Pour contourner les différents obstacles qui s'imposent à ses grandes responsabilités, Félicité a opté pour une stratégie. Je crois que la seule stratégie c'est de se donner du courage et l'objectif de travailler dans l'honnêteté, la justice ; montrer sa détermination et non ses faiblesses ; travailler et produire des résultats convaincants. Il faut montrer ses réalisations et je crois qu'à partir du travail que les femmes abattent au sein de la chefferie, la population a de plus en plus confiance à la femme.

Autonomisation de la femme

En dehors d'être chef de la chefferie à l'intérim, Félicité Naweza fait également de l'autonomisation des femmes son cheval de bataille à travers l'Association Coopérative en Synergie Féminine (ACOSYF) dont elle assure la coordination. Nous avons étudié comment autonomiser la femme de manière à la rendre capable de se prendre en charge et aussi sa famille. A travers plusieurs formations comme la transformation des produits agricoles et la promotion de l'élevage beaucoup des femmes arrivent aujourd'hui à vendre et à augmenter ainsi leur revenu.

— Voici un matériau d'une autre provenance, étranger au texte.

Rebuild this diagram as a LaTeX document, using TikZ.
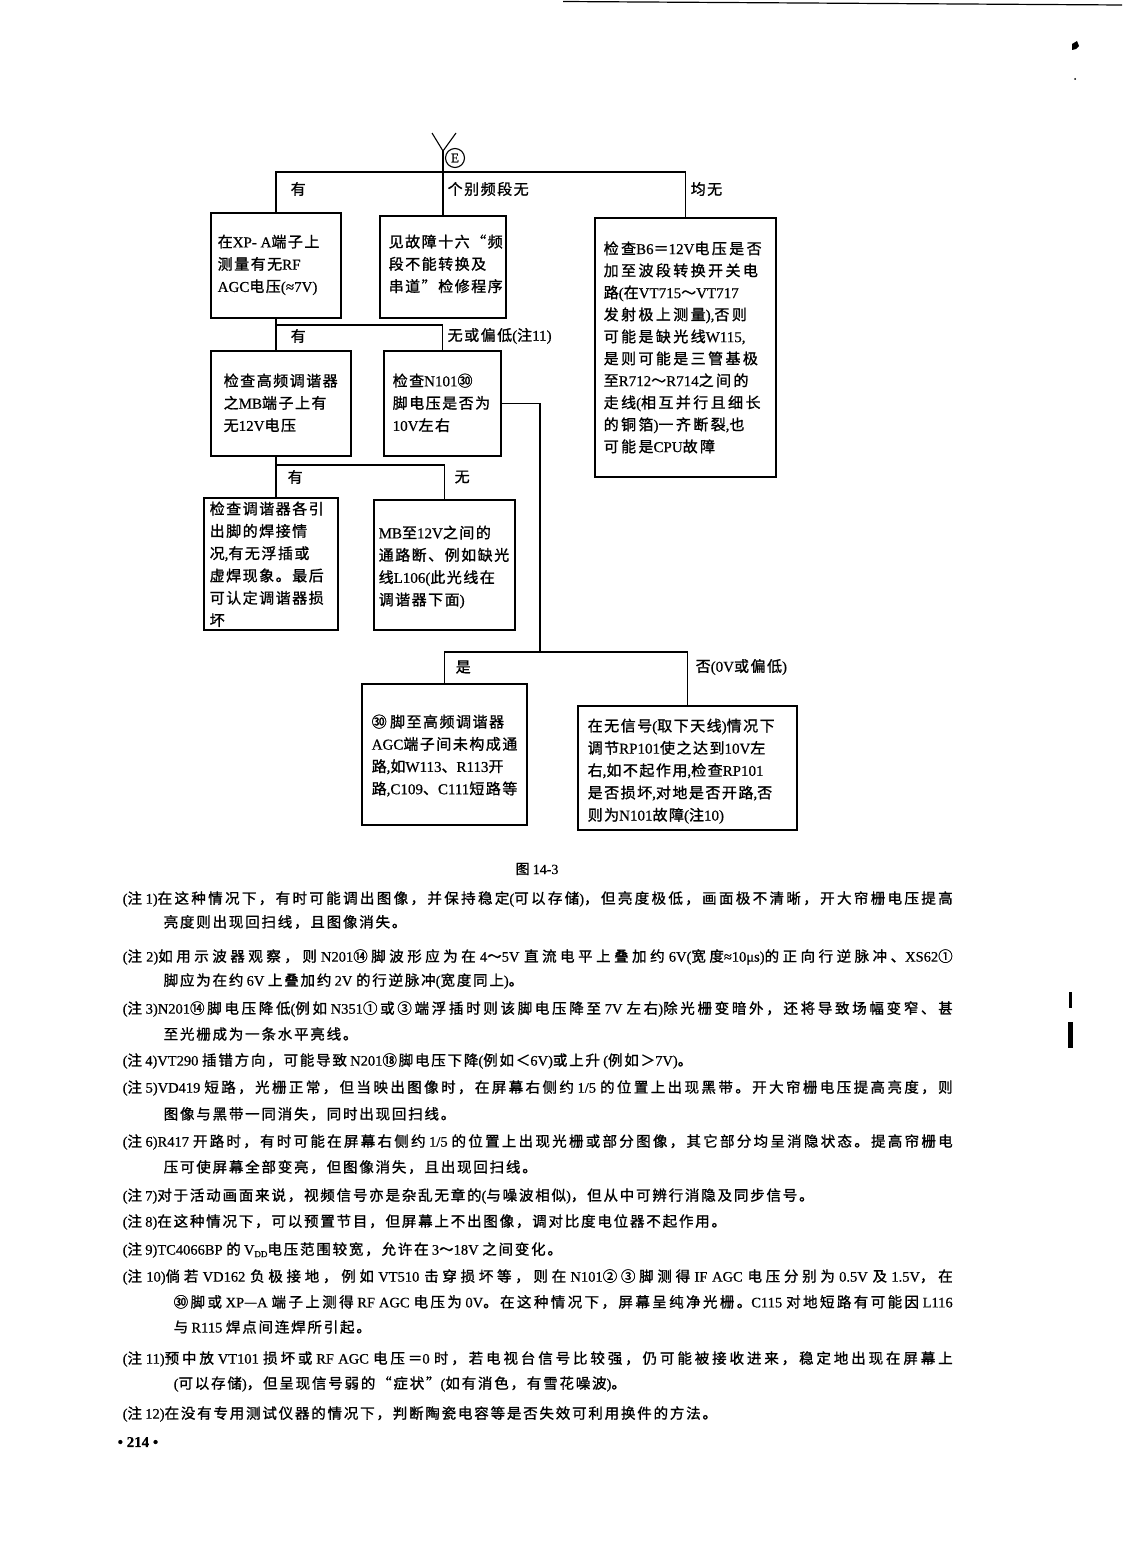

Félicité Naweza est satisfaite du travail qu'elle abat. C'est de cette manière qu'elle contribue à la promotion des droits des femmes et à l'amélioration de l'image de la femme au sein de la communauté de Kaziba et du Sud-Kivu en général. Je crois qu'à partir du travail que j'abats, je peux me réjouir d'être un bon exemple pour prouver aux hommes qu'ils n'ont plus des raisons de ne pas faire confiance aux femmes et qu'ils peuvent travailler avec elles sans problème, compter avec elles pour un développement durable et efficient de la chefferie de Kaziba.